══ Records for the exercise ══

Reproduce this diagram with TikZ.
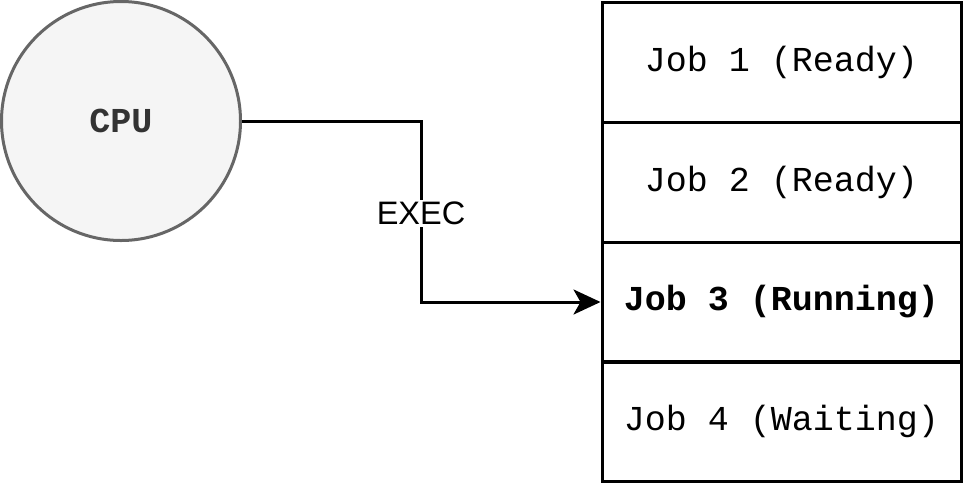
\documentclass[tikz,border=0pt]{standalone}
\usepackage{fontspec}
\setmainfont{Liberation Sans}
\setsansfont{Liberation Sans}
\setmonofont{Liberation Mono}
\usetikzlibrary{arrows.meta}
\definecolor{cpufill}{HTML}{F5F5F5}
\definecolor{cpustroke}{HTML}{666666}
\definecolor{cputext}{HTML}{333333}
\tikzset{
  jobbox/.style={draw=black, line width=3pt, minimum width=359pt, minimum height=120pt, inner sep=0pt, font=\fontsize{35}{40}\selectfont\ttfamily, text=black},
  cpunode/.style={circle, draw=cpustroke, fill=cpufill, line width=3pt, minimum size=239pt, inner sep=0pt, font=\fontsize{35}{40}\selectfont\ttfamily\bfseries, text=cputext},
  conn/.style={line width=3pt, draw=black},
  lbl/.style={fill=white, font=\fontsize{32.5}{36}\selectfont\sffamily, inner sep=2pt, text=black}
}
\begin{document}
\begin{tikzpicture}[x=1pt,y=-1pt]
\useasboundingbox (0,0) rectangle (963,483);
\node[cpunode] (cpu) at (121,121) {CPU};
\node[jobbox] (j1) at (781.5,62) {Job 1 (Ready)};
\node[jobbox] (j2) at (781.5,182) {Job 2 (Ready)};
\node[jobbox] (j3) at (781.5,302) {\bfseries Job 3 (Running)};
\node[jobbox] (j4) at (781.5,421.5) {Job 4 (Waiting)};
\coordinate (bend) at (421,121);
\draw[conn, -{Stealth[length=27pt,width=25pt,inset=7pt]}] (cpu.east) -- (bend) |- (j3.west);
\node[lbl] (exec) at (421,213) {EXEC};
\end{tikzpicture}
\end{document}
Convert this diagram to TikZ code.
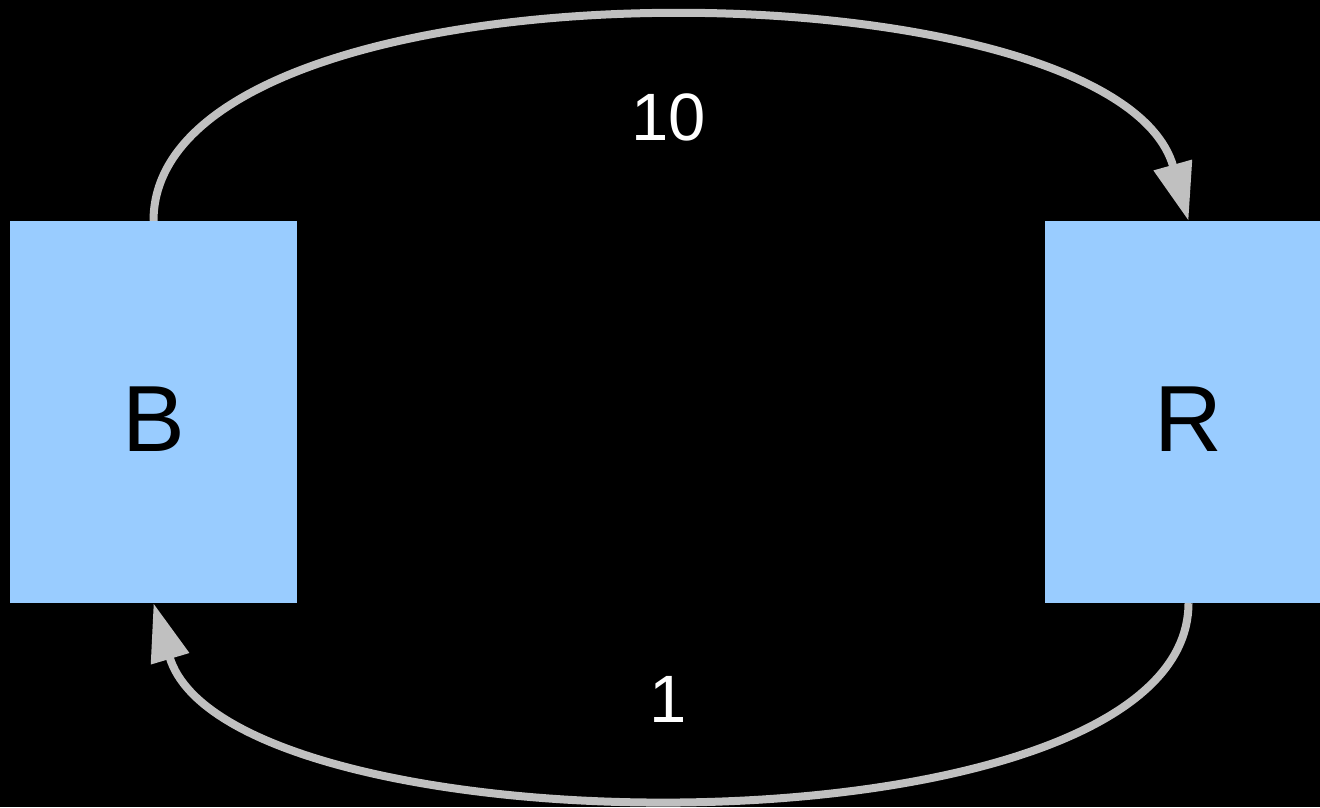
\documentclass[tikz,border=0pt]{standalone}
\usepackage{fontspec}
\setmainfont{Liberation Sans}
\usetikzlibrary{arrows.meta}
\definecolor{boxblue}{HTML}{99CCFF}
\definecolor{arrowgray}{HTML}{C0C0C0}
\begin{document}
\begin{tikzpicture}[x=1pt,y=-1pt,
  box/.style={fill=boxblue,draw=none,minimum width=287pt,minimum height=382pt,inner sep=0pt,text height=78pt,text depth=0pt,font=\fontsize{94}{100}\selectfont,text=black},
  link/.style={draw=arrowgray,line width=8pt,-{Triangle[length=58pt,width=38pt]}},
  lbl/.style={text=white,font=\fontsize{67}{70}\selectfont}]
\fill[black] (0,0) rectangle (1320,807);
\useasboundingbox (0,0) rectangle (1320,807);
\node[box] (B) at (153.5,412) {B};
\node[box] (R) at (1188.5,412) {R};
\draw[link] (B.north) .. controls (154,-50) and (1114,-44) .. (R.north);
\draw[link] (R.south) .. controls (1188,863) and (229,856) .. (B.south);
\node[lbl] (l10) at (668.5,117) {10};
\node[lbl] (l1) at (668,699) {1};
\end{tikzpicture}
\end{document}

═══

Reproduce every entry word for word, but omit the pictures.

Reproduce this diagram with TikZ.
\documentclass[tikz,border=0pt]{standalone}
\usepackage{fontspec}
\setmainfont{Liberation Sans}
\setsansfont{Liberation Sans}
\setmonofont{Liberation Mono}
\usetikzlibrary{arrows.meta}
\definecolor{cpufill}{HTML}{F5F5F5}
\definecolor{cpustroke}{HTML}{666666}
\definecolor{cputext}{HTML}{333333}
\tikzset{
  jobbox/.style={draw=black, line width=3pt, minimum width=359pt, minimum height=120pt, inner sep=0pt, font=\fontsize{35}{40}\selectfont\ttfamily, text=black},
  cpunode/.style={circle, draw=cpustroke, fill=cpufill, line width=3pt, minimum size=239pt, inner sep=0pt, font=\fontsize{35}{40}\selectfont\ttfamily\bfseries, text=cputext},
  conn/.style={line width=3pt, draw=black},
  lbl/.style={fill=white, font=\fontsize{32.5}{36}\selectfont\sffamily, inner sep=2pt, text=black}
}
\begin{document}
\begin{tikzpicture}[x=1pt,y=-1pt]
\useasboundingbox (0,0) rectangle (963,483);
\node[cpunode] (cpu) at (121,121) {CPU};
\node[jobbox] (j1) at (781.5,62) {Job 1 (Ready)};
\node[jobbox] (j2) at (781.5,182) {Job 2 (Ready)};
\node[jobbox] (j3) at (781.5,302) {\bfseries Job 3 (Running)};
\node[jobbox] (j4) at (781.5,421.5) {Job 4 (Waiting)};
\coordinate (bend) at (421,121);
\draw[conn, -{Stealth[length=27pt,width=25pt,inset=7pt]}] (cpu.east) -- (bend) |- (j3.west);
\node[lbl] (exec) at (421,213) {EXEC};
\end{tikzpicture}
\end{document}
Convert this diagram to TikZ code.
\documentclass[tikz,border=0pt]{standalone}
\usepackage{fontspec}
\setmainfont{Liberation Sans}
\usetikzlibrary{arrows.meta}
\definecolor{boxblue}{HTML}{99CCFF}
\definecolor{arrowgray}{HTML}{C0C0C0}
\begin{document}
\begin{tikzpicture}[x=1pt,y=-1pt,
  box/.style={fill=boxblue,draw=none,minimum width=287pt,minimum height=382pt,inner sep=0pt,text height=78pt,text depth=0pt,font=\fontsize{94}{100}\selectfont,text=black},
  link/.style={draw=arrowgray,line width=8pt,-{Triangle[length=58pt,width=38pt]}},
  lbl/.style={text=white,font=\fontsize{67}{70}\selectfont}]
\fill[black] (0,0) rectangle (1320,807);
\useasboundingbox (0,0) rectangle (1320,807);
\node[box] (B) at (153.5,412) {B};
\node[box] (R) at (1188.5,412) {R};
\draw[link] (B.north) .. controls (154,-50) and (1114,-44) .. (R.north);
\draw[link] (R.south) .. controls (1188,863) and (229,856) .. (B.south);
\node[lbl] (l10) at (668.5,117) {10};
\node[lbl] (l1) at (668,699) {1};
\end{tikzpicture}
\end{document}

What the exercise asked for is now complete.